We already know that there is a gender pay gap holding women back at work, but did you know that there is an equity gap too? For every dollar of equity a man holds in a company, women hold 47 cents, according to data of 180,000 employees across 6,000 companies compiled by Carta.

When you get equity at a company, you earn more than a paycheck, you also get a stake in a business that can secure your financial future. Unlike cash, equity is likely to increase in value over time. This is the bet that many early startup employees make: If I work at this new idea and our company gets bought or goes public, I can one day get rich overnight. But women are missing out on this opportunity. The research found that women make up 35% of equity-holding employees, but only hold 20% of equity. The gap gets more pronounced for female founders. They only own 39 cents for every dollar of equity a male founder earns. In total, women make up 33% of employees and founders in the workforce, but only hold 9% of equity.

Women only hold 20% of the employee equity value

What happened to all that equity value? In response to the research, the #Angels investment collective of six women suggests that the problem is a combination of factors. For one, female founders are more like to raise money at lower valuations and have to sacrifice a greater proportion of their company to investors, which dilutes their equity value. For another, women are less represented as investors — they make up 9% of venture capitalists, one study found — and are more likely to face industry bias overall.

This bias creeps into decision-making. One study on Swedish venture capitalists found that investors would be more likely to question a woman’s entrepreneurship knowledge than a male entrepreneur. Men in business were more likely to get the benefit of the doubt. A male entrepreneur would get described optimistically as “young and promising” while a woman got the tepid response of “young, but experienced.”

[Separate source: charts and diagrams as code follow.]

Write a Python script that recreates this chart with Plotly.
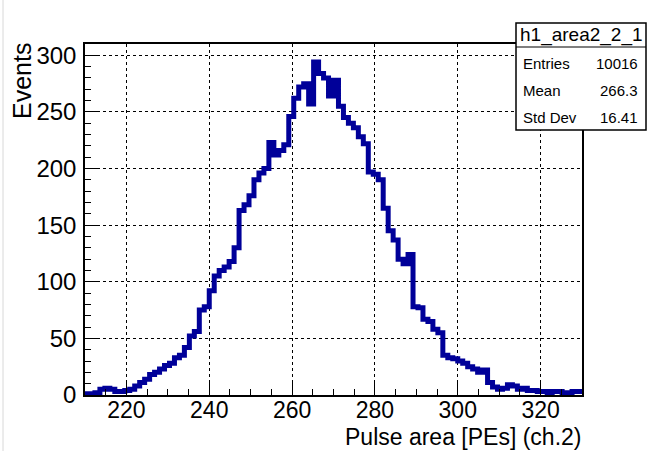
import numpy as np
import plotly.graph_objects as go

# ---- data: histogram h1_area2_2_1 (100 bins, 210 -> 330) ----
x_min = 210.0
x_max = 330.0
n_bins = 100
counts = [
    1, 1, 2, 5, 6, 5, 3, 3, 4, 5,
    8, 11, 14, 18, 20, 23, 26, 28, 33, 35,
    42, 52, 56, 75, 78, 92, 105, 110, 113, 118,
    130, 163, 168, 176, 190, 196, 200, 223, 212, 216,
    221, 246, 262, 272, 275, 257, 294, 284, 280, 264,
    278, 255, 245, 240, 236, 228, 222, 197, 195, 190,
    165, 145, 137, 120, 116, 124, 78, 77, 67, 65,
    58, 55, 35, 33, 32, 30, 28, 25, 23, 20,
    22, 11, 7, 5, 6, 9, 8, 5, 6, 4,
    4, 3, 3, 2, 3, 3, 2, 2, 3, 3,
]
x_ticks = [220, 240, 260, 280, 300, 320]
y_ticks = [0, 50, 100, 150, 200, 250, 300]
stats_name = "h1_area2_2_1"
stats_labels = ["Entries", "Mean", "Std Dev"]
stats_values = ["10016", "266.3", "16.41"]

edges = np.linspace(x_min, x_max, n_bins + 1)
xs = list(edges)
ys = counts + [counts[-1]]

FONT = "Liberation Sans, Arial, Helvetica, sans-serif"

fig = go.Figure()
fig.add_trace(go.Scatter(
    x=xs, y=ys, mode="lines", line=dict(shape="hv", color="#000099", width=5),
    hoverinfo="skip", showlegend=False,
))

W, H = 647, 451
L, R, T, B = 85, 582, 44, 395
pw, ph = R - L, B - T

def px(xp):
    return (xp - L) / pw

def py(yp):
    return (B - yp) / ph

axis_common = dict(
    showline=True, linecolor="black", linewidth=1.5, mirror=True,
    ticks="inside", ticklen=12, tickwidth=1, tickcolor="black",
    showgrid=True, gridcolor="black", gridwidth=1, griddash="dot",
    zeroline=False,
)

fig.update_layout(
    width=W, height=H,
    margin=dict(l=L, r=W - R, t=T, b=H - B),
    paper_bgcolor="white", plot_bgcolor="white",
    xaxis=dict(range=[x_min, x_max], tickvals=x_ticks, ticklabelstandoff=-6,
               tickfont=dict(family=FONT, size=23, color="black"),
               minor=dict(dtick=5, ticks="inside", ticklen=6, tickcolor="black", showgrid=False),
               **axis_common),
    yaxis=dict(range=[0, 310], tickvals=y_ticks, ticklabelstandoff=2,
               tickfont=dict(family=FONT, size=24, color="black"),
               minor=dict(dtick=10, ticks="inside", ticklen=6, tickcolor="black", showgrid=False),
               **axis_common),
)

# axis titles (ROOT style: right / top aligned)
fig.add_annotation(text="Pulse area [PEs] (ch.2)", xref="paper", yref="paper",
                   x=px(584), y=py(437), xanchor="right", yanchor="middle",
                   showarrow=False, font=dict(family=FONT, size=23, color="black"))
fig.add_annotation(text="Events", xref="paper", yref="paper", textangle=-90,
                   x=px(22), y=py(41), xanchor="center", yanchor="top",
                   showarrow=False, font=dict(family=FONT, size=25, color="black"))

# stats box
bx0, bx1, by0, bym, by1 = 516, 646, 23, 47, 130
fig.add_shape(type="rect", xref="paper", yref="paper",
              x0=px(bx0), x1=px(bx1), y0=py(by1), y1=py(by0),
              fillcolor="white", line=dict(color="black", width=1.5), layer="above")
fig.add_shape(type="line", xref="paper", yref="paper",
              x0=px(bx0), x1=px(bx1), y0=py(bym), y1=py(bym),
              line=dict(color="black", width=1.2), layer="above")
fig.add_annotation(text=stats_name, xref="paper", yref="paper",
                   x=px((bx0 + bx1) / 2), y=py(35), xanchor="center", yanchor="middle",
                   showarrow=False, font=dict(family=FONT, size=19, color="black"))
row_y = [63, 90, 117]
for lab, val, ry in zip(stats_labels, stats_values, row_y):
    fig.add_annotation(text=lab, xref="paper", yref="paper", x=px(521), y=py(ry),
                       xanchor="left", yanchor="middle", showarrow=False,
                       font=dict(family=FONT, size=15, color="black"))
    fig.add_annotation(text=val, xref="paper", yref="paper", x=px(640), y=py(ry),
                       xanchor="right", yanchor="middle", showarrow=False,
                       font=dict(family=FONT, size=15, color="black"))

# faint page border on the left
fig.add_shape(type="line", xref="paper", yref="paper",
              x0=px(3), x1=px(3), y0=py(451), y1=py(0),
              line=dict(color="#d8d8d8", width=1), layer="above")

fig.write_html("out.html")
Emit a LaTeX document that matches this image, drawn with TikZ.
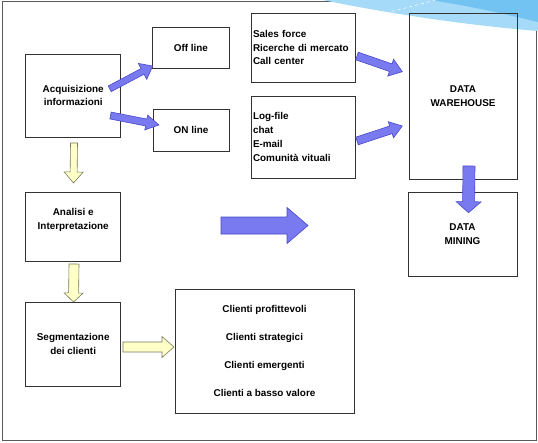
\documentclass[tikz,border=0pt]{standalone}
\usepackage{fontspec}
\setmainfont{Liberation Sans}
\usetikzlibrary{calc}
\definecolor{arrblue}{RGB}{122,122,240}
\definecolor{arrbluedraw}{RGB}{72,72,200}
\definecolor{arryel}{RGB}{255,255,200}
\definecolor{arryeldraw}{RGB}{120,120,90}
\definecolor{boxline}{RGB}{50,50,50}
\definecolor{frameline}{RGB}{90,90,90}
\definecolor{swlight}{RGB}{165,218,248}
\definecolor{swdark}{RGB}{115,195,242}
\newcommand\blockarrow[6]{%
  \coordinate (bah) at ($(#3)!#6!(#2)$);
  \draw[#1] ($(#2)!#4!90:(#3)$) -- ($(bah)!#4!90:(#3)$) -- ($(bah)!#5!90:(#3)$) -- (#3)
    -- ($(bah)!#5!-90:(#3)$) -- ($(bah)!#4!-90:(#3)$) -- ($(#2)!#4!-90:(#3)$) -- cycle;}
\begin{document}
\begin{tikzpicture}[x=1pt,y=-1pt,
  txt/.style={inner sep=0pt,font=\fontsize{9.9pt}{13.8pt}\selectfont\bfseries,align=center},
  box/.style={txt,draw=boxline,line width=0.9pt},
  bluearr/.style={fill=arrblue,draw=arrbluedraw,line width=0.6pt},
  yelarr/.style={fill=arryel,draw=arryeldraw,line width=0.6pt}]
\useasboundingbox (0,0) rectangle (538,442);
\fill[white] (0,0) rectangle (538,442);
\draw[frameline,line width=0.8pt] (2,1) rectangle (536,440);
% swoosh
\fill[swlight] (323,0) .. controls (360,8) and (450,24) .. (538,31) -- (538,0) -- cycle;
\fill[swdark] (430,0) .. controls (470,6) and (505,14) .. (538,22) -- (538,0) -- cycle;
\draw[white,line width=0.5pt,dashed] (386,13) -- (436,0);
% boxes
\node[box,minimum width=95pt,minimum height=83pt] (acq) at (73.2,95.5) {Acquisizione\\informazioni};
\node[box,minimum width=76.3pt,minimum height=41pt] (off) at (190.85,47.5) {Off line};
\node[box,minimum width=76pt,minimum height=42pt] (on) at (191,130) {ON line};
\node[box,minimum height=69pt,text width=100pt,inner xsep=2pt,align=left] (sales) at (303,47.5) {Sales force\\Ricerche di mercato\\Call center};
\node[box,minimum height=82pt,text width=100pt,inner xsep=2pt,align=left] (log) at (303,137) {Log-file\\chat\\E-mail\\Comunità vituali};
\node[box,minimum width=108pt,minimum height=166pt] (wh) at (463,96) {DATA\\WAREHOUSE};
\node[box,minimum width=95pt,minimum height=69pt] (ana) at (73.2,226.5) {};
\node[txt] (anat) at (73.2,220) {Analisi e\\Interpretazione};
\node[box,minimum width=95pt,minimum height=84pt] (seg) at (73.2,344) {Segmentazione\\dei clienti};
\node[box,minimum width=179pt,minimum height=124pt,font=\fontsize{9.9pt}{27.7pt}\selectfont\bfseries] (cli) at (264.5,351) {Clienti profittevoli\\Clienti strategici\\Clienti emergenti\\Clienti a basso valore};
\node[box,minimum width=109pt,minimum height=84pt] (dm) at (462.5,234) {DATA\\MINING};
% arrow ends
\coordinate (a1s) at (109.7,88.8);  \coordinate (a1e) at (152.7,66);
\coordinate (a2s) at (110.5,115.5); \coordinate (a2e) at (159,125);
\coordinate (a3s) at (357,56);      \coordinate (a3e) at (402.3,71.7);
\coordinate (a4s) at (357,141);     \coordinate (a4e) at (402.3,126);
\coordinate (a5s) at (469,166);     \coordinate (a5e) at (468.5,212.7);
\coordinate (a6s) at (221,225.5);   \coordinate (a6e) at (308,225.5);
\coordinate (y1s) at (74,143);      \coordinate (y1e) at (73.5,183);
\coordinate (y2s) at (74,264);      \coordinate (y2e) at (73.5,302);
\coordinate (y3s) at (123,347);     \coordinate (y3e) at (174,347);
\blockarrow{bluearr}{a1s}{a1e}{3.2pt}{9pt}{11.5pt}
\blockarrow{bluearr}{a2s}{a2e}{3.5pt}{7.5pt}{13pt}
\blockarrow{bluearr}{a3s}{a3e}{4pt}{8.9pt}{12.3pt}
\blockarrow{bluearr}{a4s}{a4e}{4pt}{8.5pt}{12pt}
\blockarrow{bluearr}{a5s}{a5e}{6pt}{12.5pt}{11pt}
\blockarrow{bluearr}{a6s}{a6e}{8.5pt}{18pt}{21pt}
\blockarrow{yelarr}{y1s}{y1e}{3.5pt}{9.5pt}{11pt}
\blockarrow{yelarr}{y2s}{y2e}{5pt}{9.5pt}{9pt}
\blockarrow{yelarr}{y3s}{y3e}{5pt}{10.5pt}{12pt}
\end{tikzpicture}
\end{document}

For women to get more ownership of the businesses they help build, #Angels suggests that closing the capitalization table gap needs to become a priority for leaders. Their advice to founders and CEOS? Include and develop women from the beginning of a company’s story. “Raise money from women investors. Hire women from day one. Compensate men and women equally when in similar roles. And focus on women of color, especially URMs [underrepresented minorities], in all these areas as they face even higher barriers in our industry,” the group suggests.